Print the material below exactly as it stands, please, from its first line to the line holding "plt.rcParams['font.family'] = ['Lato', 'DejaVu", with no pictures.

★ ★ ★ ★ ★ ★ ★

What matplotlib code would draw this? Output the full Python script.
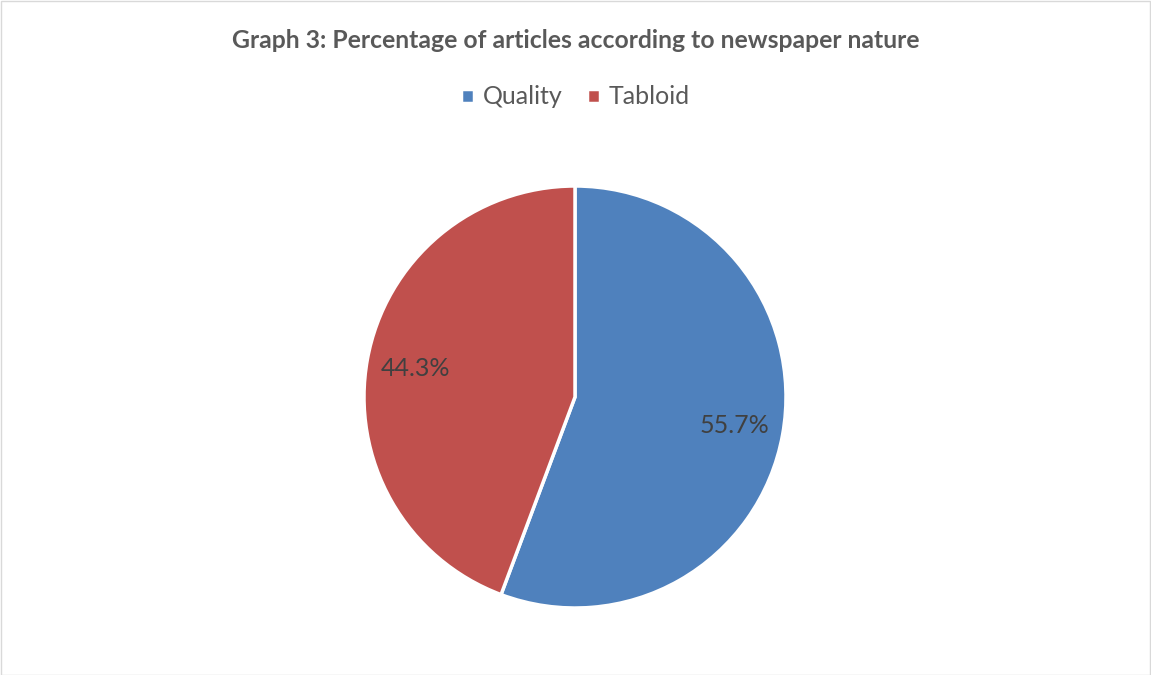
import matplotlib
matplotlib.use("Agg")
import matplotlib.pyplot as plt
from matplotlib.patches import Rectangle

labels = ["Quality", "Tabloid"]
values = [55.7, 44.3]
colors = ["#4F81BD", "#C0504D"]
title = "Graph 3: Percentage of articles according to newspaper nature"

plt.rcParams['font.family'] = ['Lato', 'DejaVu Sans']

W, H = 1151, 675
fig = plt.figure(figsize=(W / 100, H / 100), dpi=100)

# pie area: centre (575, 397), radius ~211 px
cx, cy, r = 575, 397, 211
ax = fig.add_axes([(cx - r) / W, (H - cy - r) / H, 2 * r / W, 2 * r / H])
wedges, texts, autotexts = ax.pie(
    values, colors=colors, startangle=90, counterclock=False,
    autopct=lambda p: f"{p:.1f}%", pctdistance=0.77,
    wedgeprops=dict(edgecolor="white", linewidth=2.5),
    textprops=dict(color="#404040", fontsize=18),
)
ax.set_xlim(-1.0, 1.0)
ax.set_ylim(-1.0, 1.0)
ax.set_aspect("equal")
ax.axis("off")

fig.text(0.5, 1 - 40 / H, title, ha="center", va="center",
         fontsize=17.8, fontweight="bold", color="#595959")

fig.legend(wedges, labels, loc="center", bbox_to_anchor=(0.5, 1 - 97 / H),
           ncol=2, frameon=False, fontsize=18, labelcolor="#595959",
           handlelength=0.5, handleheight=0.5, handletextpad=0.35,
           columnspacing=1.0)

fig.patches.append(Rectangle((0.5 / W, 0.5 / H), 1 - 1.5 / W, 1 - 1.5 / H,
                             transform=fig.transFigure, fill=False,
                             edgecolor="#D9D9D9", linewidth=1))

fig.savefig("out.png", dpi=100)
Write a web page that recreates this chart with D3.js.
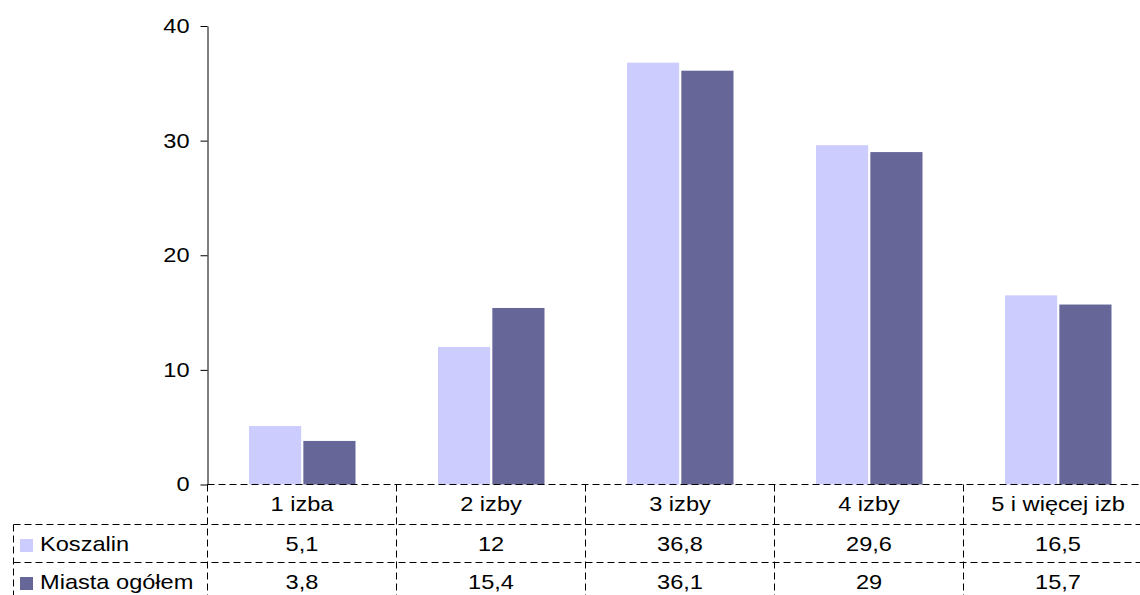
<!DOCTYPE html>
<html>
<head>
<meta charset="utf-8">
<script src="https://cdn.jsdelivr.net/npm/d3@7"></script>
<style>
  html, body { margin: 0; padding: 0; background: #fff; overflow: hidden; }
  svg { display: block; font-family: "Liberation Sans", Arial, sans-serif; }
</style>
</head>
<body>
<svg id="chart" width="1140" height="595"></svg>
<script>
// Share of dwellings by number of rooms (%)
const categories = ["1 izba", "2 izby", "3 izby", "4 izby", "5 i więcej izb"];
const seriesNames = ["Koszalin", "Miasta ogółem"];
const koszalin = [5.1, 12, 36.8, 29.6, 16.5];
const miastaOgolem = [3.8, 15.4, 36.1, 29, 15.7];
const yTicks = [0, 10, 20, 30, 40];

const seriesValues = [koszalin, miastaOgolem];
const seriesColors = ["#CCCCFF", "#666699"];

// layout
const plotLeft = 207.5, plotTop = 26, plotBottom = 484.5, bandStep = 189;
const tableLeft = 13.5;
const rowLines = [524.5, 562.5, 600.5];
const fontSize = 20, sx = 1.18;   // text is drawn slightly widened
const dash = "7,4";

const svg = d3.select("#chart");

const x = d3.scaleBand()
  .domain(categories)
  .range([plotLeft, plotLeft + bandStep * categories.length])
  .paddingInner(0).paddingOuter(0);

const xs = d3.scaleBand()
  .domain(seriesNames)
  .range([41.5, 148])
  .paddingInner(0.04);

const y = d3.scaleLinear().domain([0, 40]).range([plotBottom, plotTop]);

function label(g, px, py, str, anchor) {
  return g.append("text")
    .attr("transform", `translate(${px},${py}) scale(${sx},1)`)
    .attr("text-anchor", anchor)
    .attr("font-size", fontSize)
    .attr("fill", "#000")
    .text(str);
}
const fmt = v => String(v).replace(".", ",");

// bars
const bars = svg.append("g");
seriesNames.forEach((s, si) => {
  bars.selectAll(null)
    .data(categories.map((c, i) => ({ c, v: seriesValues[si][i] })))
    .join("rect")
    .attr("x", d => x(d.c) + xs(s))
    .attr("width", xs.bandwidth())
    .attr("y", d => y(d.v))
    .attr("height", d => y(0) - y(d.v))
    .attr("fill", seriesColors[si]);
});

// y axis
const yAxis = svg.append("g")
  .attr("transform", `translate(${plotLeft},0)`)
  .call(d3.axisLeft(y).tickValues(yTicks).tickSize(7).tickSizeOuter(0).tickPadding(11));
yAxis.select(".domain").attr("stroke", "#000");
yAxis.selectAll(".tick line").attr("stroke", "#000");
yAxis.selectAll(".tick text")
  .attr("font-size", fontSize)
  .attr("font-family", "Liberation Sans, Arial, sans-serif")
  .attr("fill", "#000")
  .attr("x", -18 / sx)
  .attr("transform", `scale(${sx},1)`);

// data table grid (dashed)
const grid = svg.append("g")
  .attr("stroke", "#000").attr("stroke-width", 1)
  .attr("stroke-dasharray", dash).attr("fill", "none");
const right = x.range()[1];
grid.append("line").attr("x1", plotLeft).attr("x2", right).attr("y1", y(0)).attr("y2", y(0));
rowLines.forEach(ry => {
  grid.append("line").attr("x1", tableLeft).attr("x2", right).attr("y1", ry).attr("y2", ry);
});
grid.append("line").attr("x1", tableLeft).attr("x2", tableLeft).attr("y1", rowLines[0]).attr("y2", 600);
categories.forEach(c => {
  grid.append("line").attr("x1", x(c)).attr("x2", x(c)).attr("y1", y(0)).attr("y2", 600);
});
grid.append("line").attr("x1", right).attr("x2", right).attr("y1", y(0)).attr("y2", 600);

// table text
const table = svg.append("g");
categories.forEach(c => {
  label(table, x(c) + x.bandwidth() / 2, 511, c, "middle");
});
const rowBase = [551, 589];
seriesNames.forEach((s, si) => {
  table.append("rect")
    .attr("x", 20).attr("y", rowBase[si] - 12)
    .attr("width", 13).attr("height", 13)
    .attr("fill", seriesColors[si]);
  label(table, 40, rowBase[si], s, "start");
  categories.forEach((c, i) => {
    label(table, x(c) + x.bandwidth() / 2, rowBase[si], fmt(seriesValues[si][i]), "middle");
  });
});
</script>
</body>
</html>
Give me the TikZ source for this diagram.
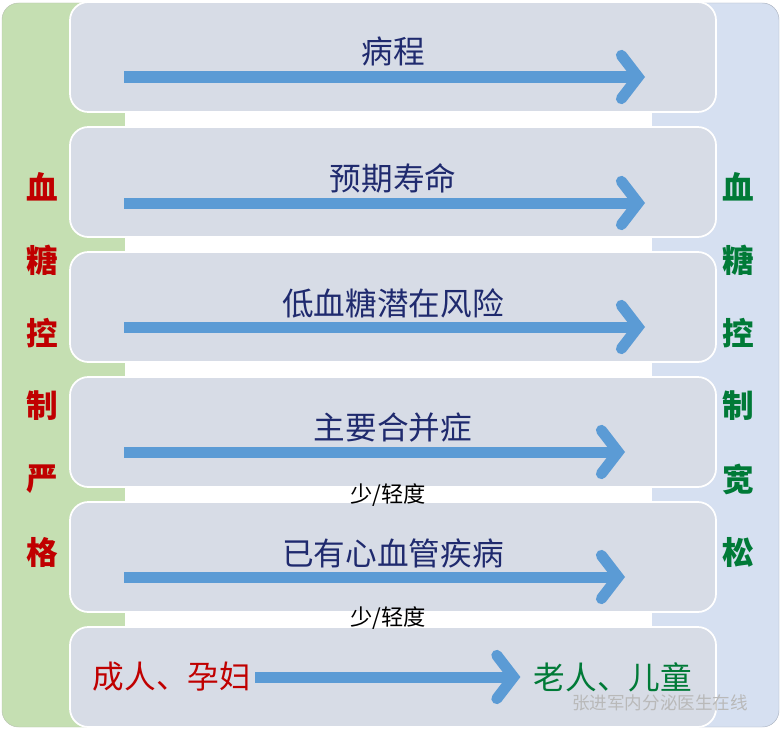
\documentclass[tikz,border=0pt]{standalone}
\usepackage{fontspec}
\setmainfont{Liberation Sans}
\newfontfamily\cjk{Noto Sans CJK SC}
\usetikzlibrary{positioning, arrows.meta}
\definecolor{sidegreen}{HTML}{C5DFB2}
\definecolor{sideblue}{HTML}{D6E0F1}
\definecolor{rowgray}{HTML}{D7DCE6}
\definecolor{arrowblue}{HTML}{5B9BD5}
\definecolor{txtblue}{HTML}{1F2A6E}
\definecolor{strictred}{HTML}{C00000}
\definecolor{loosegreen}{HTML}{007A37}
\tikzset{
  rowbox/.style={fill=rowgray, draw=white, line width=1.5pt, rounded corners=0.55cm},
  flow/.style={draw=arrowblue, line width=0.33cm, -{Straight Barb[length=0.5cm, width=1.3cm, line cap=round]}},
  rowlabel/.style={font=\cjk\fontsize{27}{27}\selectfont, text=txtblue},
  note/.style={font=\cjk\fontsize{19}{19}\selectfont},
  sideword/.style={font=\cjk\bfseries\fontsize{27}{27}\selectfont},
}
\begin{document}
\begin{tikzpicture}[x=0.03cm, y=-0.03cm]
\useasboundingbox (0,0) rectangle (781,730);
% side panels %
\fill[white] (0,0) rectangle (781,730);
\draw[fill=sidegreen, draw=sidegreen!70!black!60, rounded corners=0.5cm] (2,3) rectangle (250,727);
\draw[fill=sideblue, draw=sideblue!80!black, rounded corners=0.5cm] (530,3) rectangle (779,727);
\fill[white] (125,100) rectangle (652,700);
% rows %
\foreach \y in {2,127,252,377,502}
  \draw[rowbox] (70,\y) rectangle (716,\y+110);
\draw[rowbox] (70,627) rectangle (716,727);
% labels %
\node[rowlabel] (t1) at (393,51) {病程};
\node[rowlabel] (t2) at (393,178) {预期寿命};
\node[rowlabel] (t3) at (393,303) {低血糖潜在风险};
\node[rowlabel] (t4) at (393,428) {主要合并症};
\node[note] (n4) at (388,495) {少/轻度};
\node[rowlabel] (t5) at (393,553) {已有心血管疾病};
\node[note] (n5) at (388,618) {少/轻度};
\node[rowlabel, text=strictred] (adult) at (172,677) {成人、孕妇};
\node[rowlabel, text=loosegreen] (old) at (613,677) {老人、儿童};
\node[font=\cjk\fontsize{15}{15}\selectfont, text=gray!55] (mark) at (660,703) {张进军内分泌医生在线};
% arrow ends %
\foreach \i/\y/\e in {1/77/645,2/203/645,3/327/645,4/452/625,5/577/625}{
  \coordinate (s\i) at (124,\y);
  \coordinate (e\i) at (\e,\y);
  \draw[flow] (s\i) -- (e\i);
}
\draw[flow] (adult.east) -- ([xshift=-8pt]old.west);
% side words %
\foreach \c [count=\k] in {血,糖,控,制,严,格}
  \node[sideword, text=strictred] (l\k) at (42,114+73*\k) {\c};
\foreach \c [count=\k] in {血,糖,控,制,宽,松}
  \node[sideword, text=loosegreen] (r\k) at (738,114+73*\k) {\c};
\end{tikzpicture}
\end{document}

★ ★ ★ ★ ★ ★ ★

WRITTEN SOLUTION:
What matplotlib code would draw this? Output the full Python script.
import matplotlib
matplotlib.use("Agg")
import matplotlib.pyplot as plt
from matplotlib.patches import Rectangle

labels = ["Quality", "Tabloid"]
values = [55.7, 44.3]
colors = ["#4F81BD", "#C0504D"]
title = "Graph 3: Percentage of articles according to newspaper nature"

plt.rcParams['font.family'] = ['Lato', 'DejaVu Sans']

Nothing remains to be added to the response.